There's no shortage of regulars at the Cannes Film Festival — the directors who have walked the red carpet in Southern France for careers spanning decades.
But the prestigious festival, which enters its 72nd season this year, has also paved the way for new talent.
Many world-renowned filmmakers were discovered in the seaside town for their first or second films. Cannes influenced the early careers of Jim Jarmusch, Quentin Tarantino, Xavier Dolan, and Lars Von Trier.
Euronews takes a look at five newcomers at this year's festival who might someday win the coveted Palme d'Or.
1. Ladj Ly (France)
39 years old
Les Misérables in Competition
Ladj Ly came from the world of short film and music videos but his work evokes Mathieu Kassovitz's 1995 film La Haine and the films of Spike Lee. His storytelling is clear, while the film is dynamic.
Ly, a child of Malian immigrants, comes from a notoriously poor housing estate in the suburbs of Paris where riots broke out in 2005. He's worked to give a face to and provide opportunities for his community.
With the award-winning French artist JR, he created a collection of photographs featuring people in his community and has just opened a free film school inspired by his art collective group.
His feature film, Les Misérables, depicts the struggle of cops and youth in these downtrodden suburbs in a humanist and societal film that has similarities to the work of its namesake's author, Victor Hugo.
2. Kantemir Balagov (Russia)
28 years old
Beanpole, Official Selection, Un certain regard
The director, screenwriter, and editor Kantemir Balagov is one of the most promising directors of his generation. Born in 1991, he comes from a Russian generation disillusioned with what followed the end of the Soviet Union.

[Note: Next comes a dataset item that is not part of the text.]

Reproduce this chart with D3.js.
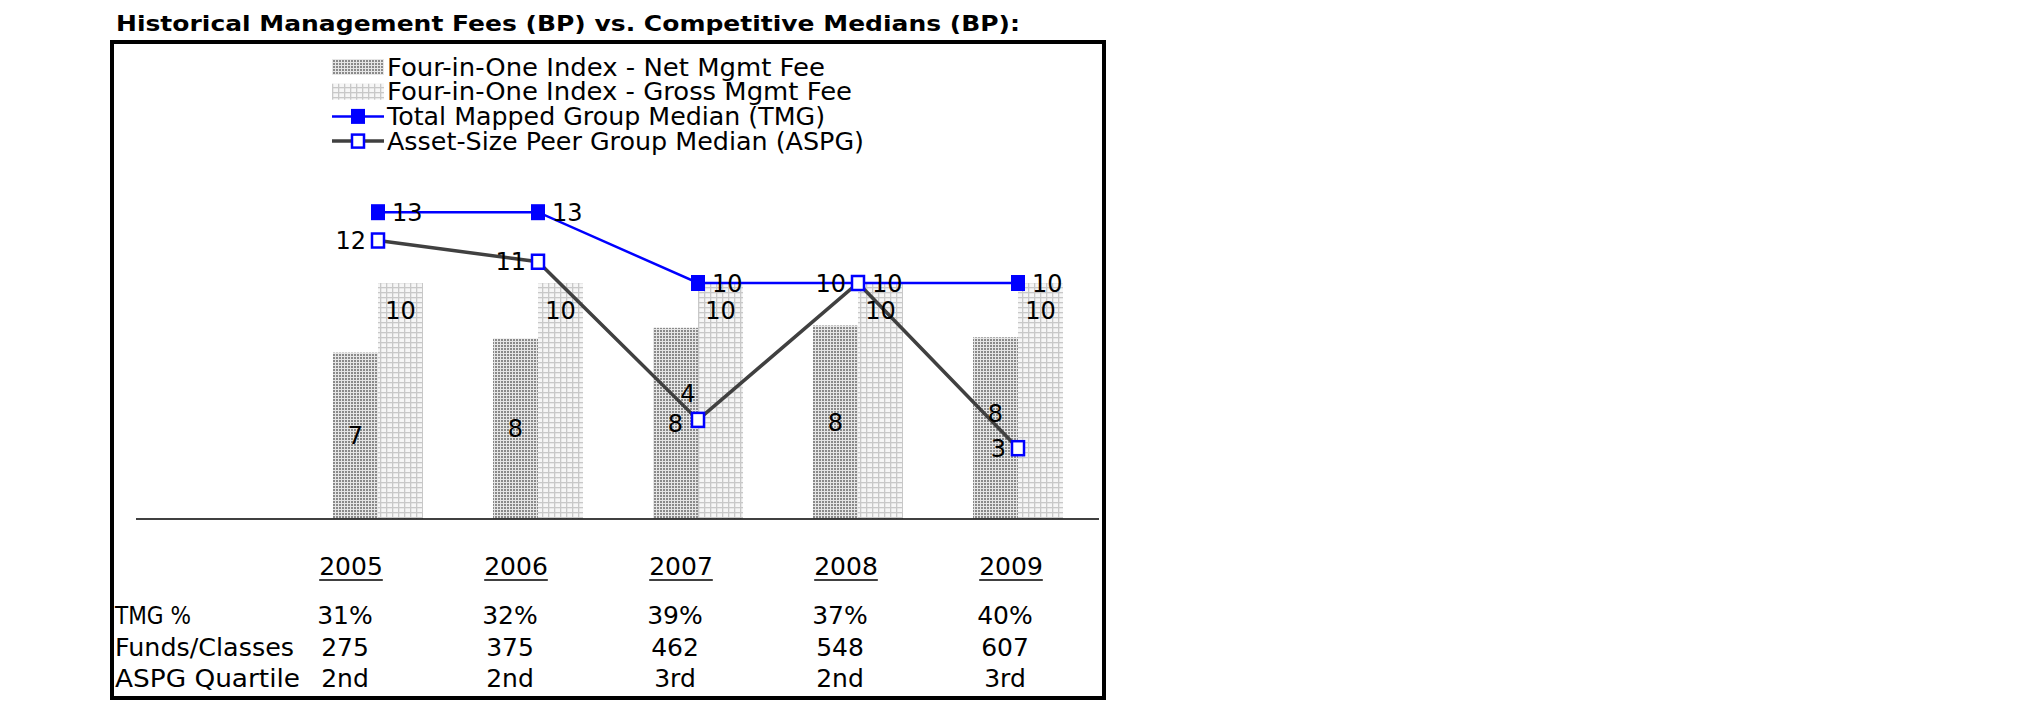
<!DOCTYPE html>
<html>
<head>
<meta charset="utf-8">
<script src="https://cdn.jsdelivr.net/npm/d3@7"></script>
<style>
  html, body { margin: 0; padding: 0; background: #fff; }
  svg { display: block; }
  text { font-family: Verdana, "DejaVu Sans", sans-serif; fill: #000; }
</style>
</head>
<body>
<svg id="chart" width="2025" height="717"></svg>
<script>
// ---------------- data ----------------
const years = ["2005", "2006", "2007", "2008", "2009"];
const netMgmtFee = [7.05, 7.65, 8.1, 8.2, 7.7];
const grossMgmtFee = [10, 10, 10, 10, 10];
const tmgMedian = [13, 13, 10, 10, 10];
const aspgMedian = [11.8, 10.9, 4.2, 10, 3];
const legendLabels = [
  "Four-in-One Index - Net Mgmt Fee",
  "Four-in-One Index - Gross Mgmt Fee",
  "Total Mapped Group Median (TMG)",
  "Asset-Size Peer Group Median (ASPG)"
];
const tableRowLabels = ["TMG %", "Funds/Classes", "ASPG Quartile"];
const tmgPct = ["31%", "32%", "39%", "37%", "40%"];
const fundsClasses = ["275", "375", "462", "548", "607"];
const aspgQuartile = ["2nd", "2nd", "3rd", "2nd", "3rd"];
const titleText = "Historical Management Fees (BP) vs. Competitive Medians (BP):";

// ---------------- setup ----------------
const svg = d3.select("#chart");
const defs = svg.append("defs");

// net fee: dense stipple
const pNet = defs.append("pattern").attr("id", "pNet")
  .attr("patternUnits", "userSpaceOnUse").attr("width", 3).attr("height", 3);
pNet.append("rect").attr("width", 3).attr("height", 3).attr("fill", "#e6e6e6");
pNet.append("rect").attr("width", 2).attr("height", 2).attr("fill", "#8a8a8a");

// gross fee: light grid
const pGross = defs.append("pattern").attr("id", "pGross")
  .attr("patternUnits", "userSpaceOnUse").attr("width", 6).attr("height", 5);
pGross.append("rect").attr("width", 6).attr("height", 5).attr("fill", "#f6f6f6");
pGross.append("rect").attr("x", 2).attr("width", 1.3).attr("height", 5).attr("fill", "#c8c8c8");
pGross.append("rect").attr("y", 2).attr("width", 6).attr("height", 1.3).attr("fill", "#c8c8c8");

const baseY = 519;
const y = d3.scaleLinear().domain([0, 10]).range([baseY, 283]);
const x = d3.scaleBand().domain(years).range([298, 1098])
  .paddingInner(0.4375).paddingOuter(0.21875);
const xSub = d3.scaleBand().domain(["net", "gross"]).range([0, x.bandwidth()]);
const cx = d => x(d) + x.bandwidth() / 2;

const rows = years.map((yr, i) => ({
  year: yr, net: netMgmtFee[i], gross: grossMgmtFee[i],
  tmg: tmgMedian[i], aspg: aspgMedian[i]
}));

// ---------------- title & frame ----------------
svg.append("text")
  .attr("x", 116).attr("y", 31)
  .attr("font-size", 22).attr("font-weight", "bold")
  .attr("textLength", 904).attr("lengthAdjust", "spacingAndGlyphs")
  .text(titleText);

svg.append("rect")
  .attr("x", 112).attr("y", 42).attr("width", 992).attr("height", 656)
  .attr("fill", "none").attr("stroke", "#000").attr("stroke-width", 4);

// ---------------- legend ----------------
const legendY = i => 67 + i * 24.7;
const legendWidths = [438, 465, 438, 477];
const lg = svg.append("g");
legendLabels.forEach((lab, i) => {
  const yy = legendY(i);
  if (i < 2) {
    lg.append("rect").attr("x", 332).attr("y", yy - 8).attr("width", 52).attr("height", 16)
      .attr("fill", i === 0 ? "url(#pNet)" : "url(#pGross)");
  } else if (i === 2) {
    lg.append("line").attr("x1", 332).attr("x2", 384).attr("y1", yy).attr("y2", yy)
      .attr("stroke", "#0000ff").attr("stroke-width", 2.5);
    lg.append("rect").attr("x", 358 - 7).attr("y", yy - 7.5).attr("width", 14).attr("height", 15)
      .attr("fill", "#0000ff");
  } else {
    lg.append("line").attr("x1", 332).attr("x2", 384).attr("y1", yy).attr("y2", yy)
      .attr("stroke", "#404040").attr("stroke-width", 3.5);
    lg.append("rect").attr("x", 358 - 6).attr("y", yy - 6.5).attr("width", 12).attr("height", 13)
      .attr("fill", "#fff").attr("stroke", "#0000ff").attr("stroke-width", 2.5);
  }
  lg.append("text").attr("x", 387).attr("y", yy).attr("dy", "0.36em")
    .attr("font-size", 24)
    .attr("textLength", legendWidths[i]).attr("lengthAdjust", "spacingAndGlyphs")
    .text(lab);
});

// ---------------- bars ----------------
const bars = svg.append("g");
bars.selectAll("rect.net").data(rows).join("rect").attr("class", "net")
  .attr("x", d => x(d.year) + xSub("net"))
  .attr("width", xSub.bandwidth())
  .attr("y", d => y(d.net))
  .attr("height", d => baseY - y(d.net))
  .attr("fill", "url(#pNet)");
bars.selectAll("rect.gross").data(rows).join("rect").attr("class", "gross")
  .attr("x", d => x(d.year) + xSub("gross"))
  .attr("width", xSub.bandwidth())
  .attr("y", d => y(d.gross))
  .attr("height", d => baseY - y(d.gross))
  .attr("fill", "url(#pGross)");

// baseline
svg.append("line").attr("x1", 136).attr("x2", 1099).attr("y1", baseY).attr("y2", baseY)
  .attr("stroke", "#000").attr("stroke-width", 1.5);

// ---------------- lines ----------------
const lineTmg = d3.line().x(d => cx(d.year)).y(d => y(d.tmg));
const lineAspg = d3.line().x(d => cx(d.year)).y(d => y(d.aspg));
svg.append("path").datum(rows).attr("d", lineAspg)
  .attr("fill", "none").attr("stroke", "#404040").attr("stroke-width", 3.5);
svg.append("path").datum(rows).attr("d", lineTmg)
  .attr("fill", "none").attr("stroke", "#0000ff").attr("stroke-width", 2.5);

svg.selectAll("rect.tmgM").data(rows).join("rect").attr("class", "tmgM")
  .attr("x", d => cx(d.year) - 7).attr("y", d => y(d.tmg) - 8)
  .attr("width", 14).attr("height", 16).attr("fill", "#0000ff");
svg.selectAll("rect.aspgM").data(rows).join("rect").attr("class", "aspgM")
  .attr("x", d => cx(d.year) - 6).attr("y", d => y(d.aspg) - 7)
  .attr("width", 12).attr("height", 14)
  .attr("fill", "#fff").attr("stroke", "#0000ff").attr("stroke-width", 2.5);

// ---------------- data labels ----------------
const fmt = v => String(Math.round(v));
const lbl = svg.append("g").attr("font-size", 24);
// gross labels: inside top
lbl.selectAll("text.g").data(rows).join("text")
  .attr("x", d => x(d.year) + xSub("gross") + xSub.bandwidth() / 2)
  .attr("y", d => y(d.gross) + 27).attr("dy", "0.36em")
  .attr("text-anchor", "middle").text(d => fmt(d.gross));
// net labels: centre, lifted above the ASPG marker when that marker sits below the centre
const netLabelY = d => {
  const c = (y(d.net) + baseY) / 2;
  return y(d.aspg) > c + 10 && y(d.aspg) < c + 40 ? y(d.aspg) - 35 : c;
};
lbl.selectAll("text.n").data(rows).join("text")
  .attr("x", d => x(d.year) + xSub("net") + xSub.bandwidth() / 2)
  .attr("y", netLabelY).attr("dy", "0.36em")
  .attr("text-anchor", "middle").text(d => fmt(d.net));
// TMG labels: right
lbl.selectAll("text.t").data(rows).join("text")
  .attr("x", d => cx(d.year) + 14)
  .attr("y", d => y(d.tmg)).attr("dy", "0.36em")
  .text(d => fmt(d.tmg));
// ASPG labels: left (above where a left label would collide with the bar label)
lbl.selectAll("text.a").data(rows).join("text")
  .attr("x", d => d.year === "2007" ? cx(d.year) - 10 : cx(d.year) - 12)
  .attr("y", d => d.year === "2007" ? y(d.aspg) - 27 : y(d.aspg))
  .attr("dy", "0.36em")
  .attr("text-anchor", d => d.year === "2007" ? "middle" : "end")
  .text(d => fmt(d.aspg));

// ---------------- table ----------------
const tx = d3.scalePoint().domain(years).range([345, 1005]);
const tbl = svg.append("g").attr("font-size", 25);
const yearRowY = 566;
tbl.selectAll("text.yr").data(years).join("text").attr("class", "yr")
  .attr("x", d => tx(d) + 6).attr("y", yearRowY).attr("dy", "0.36em")
  .attr("text-anchor", "middle").text(d => d)
  .each(function(d) {
    const bb = this.getBBox();
    tbl.append("line")
      .attr("x1", bb.x).attr("x2", bb.x + bb.width)
      .attr("y1", yearRowY + 14).attr("y2", yearRowY + 14)
      .attr("stroke", "#000").attr("stroke-width", 1.5);
  });

const tableRowY = [615, 647, 678];
const rowLabelWidths = [76, 179, 185];
const tableValues = [tmgPct, fundsClasses, aspgQuartile];
tableRowLabels.forEach((lab, r) => {
  tbl.append("text").attr("x", 115).attr("y", tableRowY[r]).attr("dy", "0.36em")
    .attr("textLength", rowLabelWidths[r]).attr("lengthAdjust", "spacingAndGlyphs")
    .text(lab);
  tbl.selectAll("text.v" + r).data(tableValues[r]).join("text").attr("class", "v" + r)
    .attr("x", (d, i) => tx(years[i])).attr("y", tableRowY[r]).attr("dy", "0.36em")
    .attr("text-anchor", "middle").text(d => d);
});
</script>
</body>
</html>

Two years ago, his first film Tesnota [Closeness] premiered at Cannes, also winning a film critic award.
His new film, Beanpole, is an ambitious post-war film that takes place in 1945 in a Leningrad (now Saint Petersburg) destroyed after suffering one of the longest sieges in history. The film tells the story of two women rebuilding their lives after enduring physical and mental trauma.
3. Maryam Touzani (Morocco)
39 years old
Adam, Official Selection, Un certain regard
Touzani, a former journalist and now actress, screenwriter and director, comes from a generation of North African women who use film as a political weapon, never forgetting the militant aspect of what they are showing.
Morocco censured the film she made with her partner Nabil Ayouch about prostitution in 2015.
Adam is her first feature film — depicting a female friendship in the closed-off world of the Kasbah of Casablanca. The film follows a pregnant woman and a widow as they help each other in a patriarchial Moroccan society.
Touzani creates a renaissance film, strong and engaging that won't leave anyone indifferent.
4. Robert Eggers (United States)
35 years old
Lighthouse in Directors' Fortnight
First coming into his own in 2015 at the Sundance Film Festival, Eggers is known as one of the best in his generation. His first genre and best-known film, The Witch, made $40 million [€35.8 million] with a budget of just $4 million [€3.5 million].
His films have a psychological edge that elevates them from mere entertainment.
The Lighthouse is being touted as a "fantasy horror story set in the world of old sea-faring myths" by its US distributor. At the film's helm are Robert Pattinson and Willem Dafoe, who play lighthouse keepers on the coast of Maine.
It's being presented at the Directors' Fortnight, a breeding ground for filmmakers. The film, shot in 35mm and black and white, is sure to be intriguing.
5. Mati Diop (France, Senegal, Belgium)
36 years old
Atlantique in Competition
This Franco-Senegalese director is the daughter of the internationally-renowned musician Wasis Diop and the niece of Senegalese director Djibril Diop Mambety. Diop is the first black woman in competition for the Palme d'Or.
Her first feature film, Atlantique, takes on the same topic of emigration as her previous short film of a similar title.
The film is set in a suburb of Dakar where construction workers decide to leave Senegal for a better future. The young women they leave behind suffer mysterious fevers and a devastating fire.
The work shows the struggles of emigration in part through the eyes of those left behind.